Speeches, etc.

Margaret Thatcher

Remarks visiting Finchley

Document type: Speeches, interviews, etc.
Venue: Finchley
Source: Finchley Press, 20 September 1990
Editorial comments: 1405-1535 MT toured Oak Lodge special school in East Finchley N2 where she opened a mobile home for children staying at the school overnight. The Finchley Times (20 September 1990) has an account of her comments on this scheme. "When the students have succeeded they will have a new pride and self-esteem". 1545-1640 she launched a new mortgage scheme at the Woolwich Building Society; 1910-1950 she attended a reception for Barnet Health Authority; 2000-2100 she had supper with party members in Friern Barnet ward.
Importance ranking: Trivial
Word count: 390
Themes: Defence (Gulf War, 1990-91), Housing

Premier returns to parliamentary roots

Maggie forgets Gulf worries in tour around constituency

Making her first constituency visit since the start of the Gulf Crisis, the Prime Minister marked her appearance in Finchley last week with a determined effort to devote her attention to local, rather than global, matters.
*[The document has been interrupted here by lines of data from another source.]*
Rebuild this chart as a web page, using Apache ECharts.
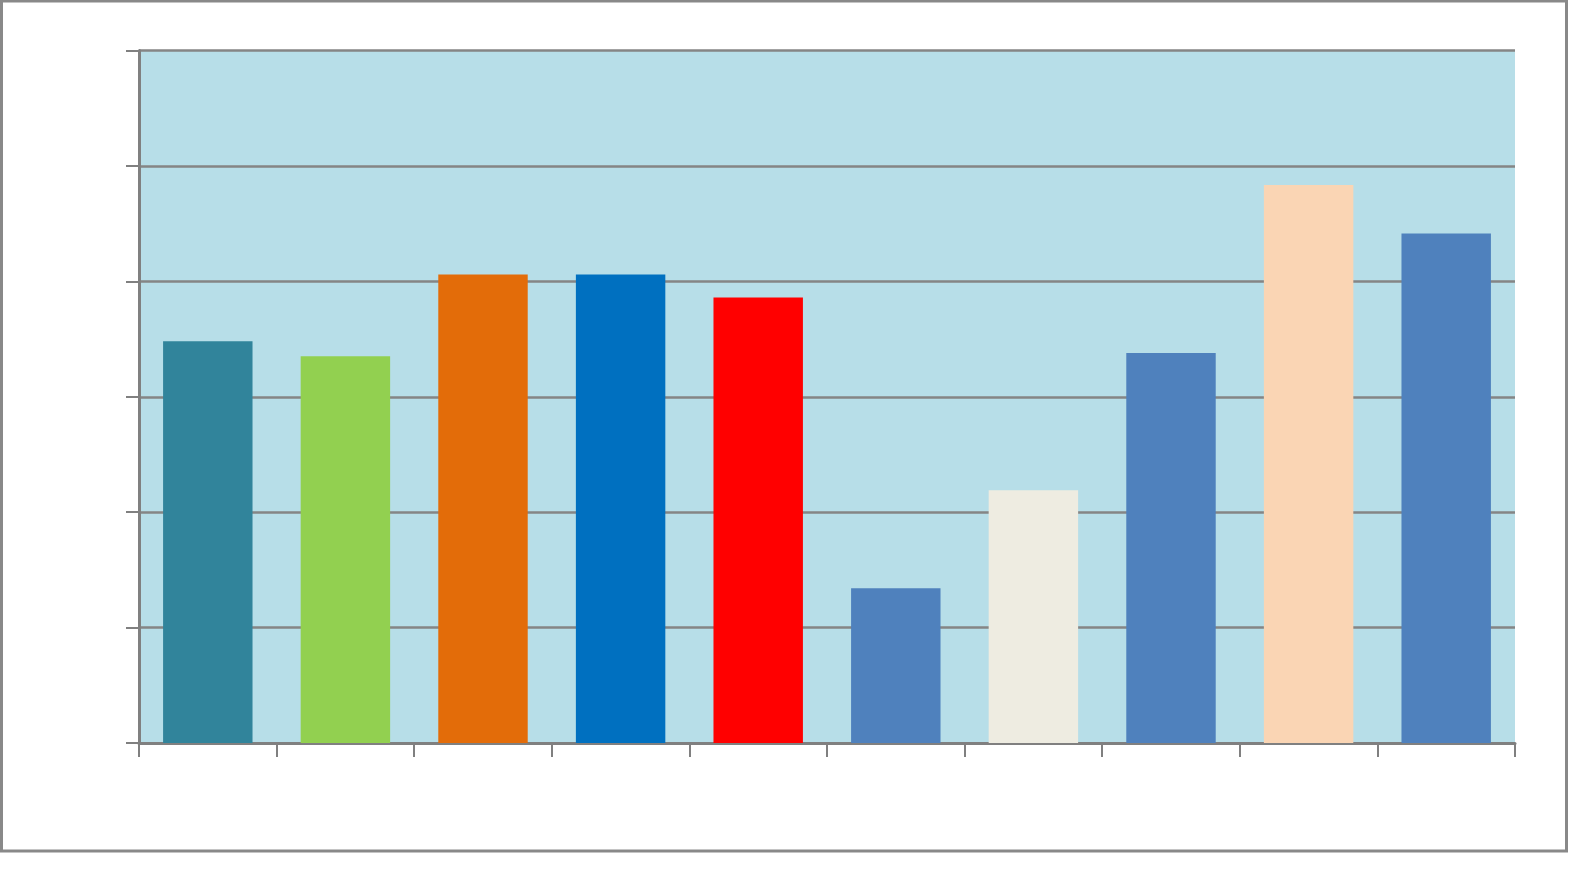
<!DOCTYPE html>
<html>
<head>
<meta charset="utf-8">
<script src="https://cdn.jsdelivr.net/npm/echarts@6/dist/echarts.min.js"></script>
<style>
html,body{margin:0;padding:0;background:#fff;}
#chart{width:1581px;height:875px;}
</style>
</head>
<body>
<div id="chart"></div>
<script>
const categories = ["1","2","3","4","5","6","7","8","9","10"];
const values = [3.48, 3.35, 4.06, 4.06, 3.86, 1.34, 2.19, 3.38, 4.835, 4.415];
const barColors = ["#31849B","#92D050","#E36C09","#0070C0","#FF0000","#4F81BD","#EEECE1","#4F81BD","#FAD5B4","#4F81BD"];
const yTicks = [0, 1, 2, 3, 4, 5, 6];

const chart = echarts.init(document.getElementById('chart'), null, {renderer:'canvas'});
chart.setOption({
  animation:false,
  backgroundColor:'#ffffff',
  graphic:[{
    type:'rect', silent:true, z:100,
    shape:{x:1.5, y:1, width:1565, height:850},
    style:{fill:'none', stroke:'#898989', lineWidth:3}
  }],
  grid:{left:139, top:50.5, right:66, bottom:132, show:true, backgroundColor:'#B7DEE8', borderWidth:0},
  xAxis:{
    type:'category', data:categories,
    axisLine:{lineStyle:{color:'#808080', width:3}},
    axisTick:{show:true, length:14, lineStyle:{color:'#808080', width:2}},
    axisLabel:{show:false}
  },
  yAxis:{
    type:'value', min:yTicks[0], max:yTicks[yTicks.length-1], interval:1,
    axisLine:{show:true, lineStyle:{color:'#808080', width:3}},
    axisTick:{show:true, length:13, lineStyle:{color:'#808080', width:2}},
    axisLabel:{show:false},
    splitLine:{show:true, lineStyle:{color:'#858585', width:2.5}}
  },
  series:[{
    type:'bar',
    barCategoryGap:'35%',
    data: values.map((v,i)=>({value:v, itemStyle:{color:barColors[i]}}))
  }]
});
</script>
</body>
</html>
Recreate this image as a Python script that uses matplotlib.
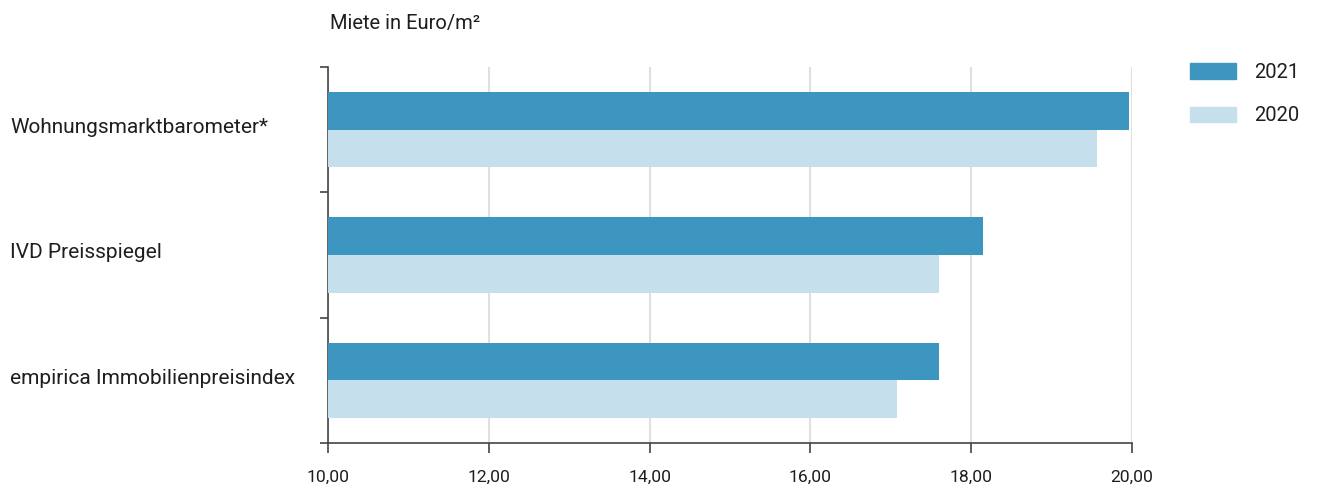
import matplotlib.pyplot as plt
import numpy as np
from matplotlib.patches import Patch
from matplotlib.ticker import FuncFormatter

categories = ["Wohnungsmarktbarometer*", "IVD Preisspiegel", "empirica Immobilienpreisindex"]
years = ["2021", "2020"]
rent_2021 = [19.96, 18.15, 17.60]
rent_2020 = [19.57, 17.60, 17.08]

COL_2021 = "#3d96c0"
COL_2020 = "#c6dfec"
TEXT = "#1e1e1e"

plt.rcParams["font.family"] = ["Roboto", "DejaVu Sans"]

fig = plt.figure(figsize=(13.2, 4.88), dpi=100)
ax = fig.add_axes([0.2485, 0.0922, 0.6091, 0.7705])

y = np.arange(len(categories))
h = 0.30
ax.barh(y - h / 2, np.array(rent_2021) - 10, left=10, height=h, color=COL_2021, zorder=3)
ax.barh(y + h / 2, np.array(rent_2020) - 10, left=10, height=h, color=COL_2020, zorder=3)

ax.set_xlim(10, 20)
ax.set_ylim(2.5, -0.5)
ax.set_xticks(np.arange(10, 21, 2))
ax.xaxis.set_major_formatter(FuncFormatter(lambda v, _: f"{v:.2f}".replace(".", ",")))
ax.set_yticks([-0.5, 0.5, 1.5, 2.5])
ax.set_yticklabels([])

for s in ("top", "right"):
    ax.spines[s].set_visible(False)
for s in ("left", "bottom"):
    ax.spines[s].set_color("#444444")
    ax.spines[s].set_linewidth(1.2)

ax.tick_params(axis="x", length=7, width=1.2, color="#444444", labelsize=12.6,
               labelcolor=TEXT, pad=12)
ax.tick_params(axis="y", length=6, width=1.2, color="#444444")
ax.grid(axis="x", color="#e0e0e0", lw=1.5, zorder=0)

for yi, name in zip(y, categories):
    fig.text(10 / 1320, 1 - (67 + 125.3 * (yi + 0.5) - 2) / 488, name,
             fontsize=15, color=TEXT, ha="left", va="center")

fig.text(330 / 1320, 1 - 24 / 488, "Miete in Euro/m²", fontsize=14.5,
         color=TEXT, ha="left", va="center")

handles = [Patch(color=COL_2021), Patch(color=COL_2020)]
fig.legend(handles, years, loc="upper left", bbox_to_anchor=(1172 / 1320, 1 - 45 / 488),
           frameon=False, fontsize=14.5, handlelength=2.3, handleheight=0.8,
           labelspacing=1.2, handletextpad=0.9, labelcolor=TEXT)

fig.savefig("out.png", dpi=100)
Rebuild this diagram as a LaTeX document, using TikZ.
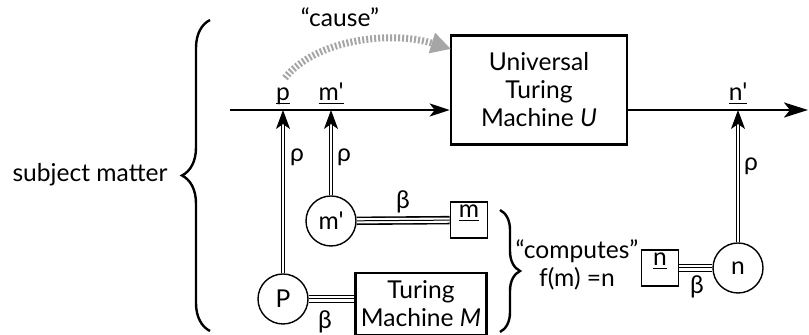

And as far as the 120 excited pupils at Oak Lodge School, Heath View, East Finchley, were concerned, not even the outbreak of war with Iraq would have excused her from keeping an appointment to open their new overnight stay centre.

The £10,000 residential lodge—a converted mobile home—will be used by the pupils with learning difficulties to help develop day-to-day living skills.

A year-long fund raising campaign run by the school association “TOLSA” provided the cash for the centre—including £7,000 raised from a barbecue earlier this year organised by the Greek community.

Before squeezing into the converted mobile home—which she praised as “both imaginitive and practical” —with the Mayor of Barnet, Cllr Roy Shutz, the school's head, Peter Carney and some of the school's pupils, Mrs Thatcher presented a cheque for £1,000 to the school.

The money was a donation from her 30th “anniversary ball,” celebrating her 30 years as a member of Parliament.

Her visit to Oak Lodge continued with a visit to the school's work preparation department, where she saw the school's computer system which is used to prepare young people for the world of work.

On the day that inflation soared to 10.6 per cent and mortgage raise showing no signs of coming down, it was perhaps not an auspicious time for Mrs Thatcher to be launching a new mortgage scheme.

But the Woolwich Building Society—which has teamed up with Barnet Health Authority to give discounts on its rates to health service employees—could not have been more pleased with the Prime Minister's personal endorsement of its scheme.

Presenting a certificate to the first mortgage applicant, Samina Syed, 25, a radiographer at Edgware, Mrs Thatcher acknowledged the problems of finding affordable homes in outer London—but sensibly avoided any comment on how higher mortgage rates had worsened the problem.

Later in the day, Mrs Thatcher held a supper party with 200 members of Friern Barnet Conservatives.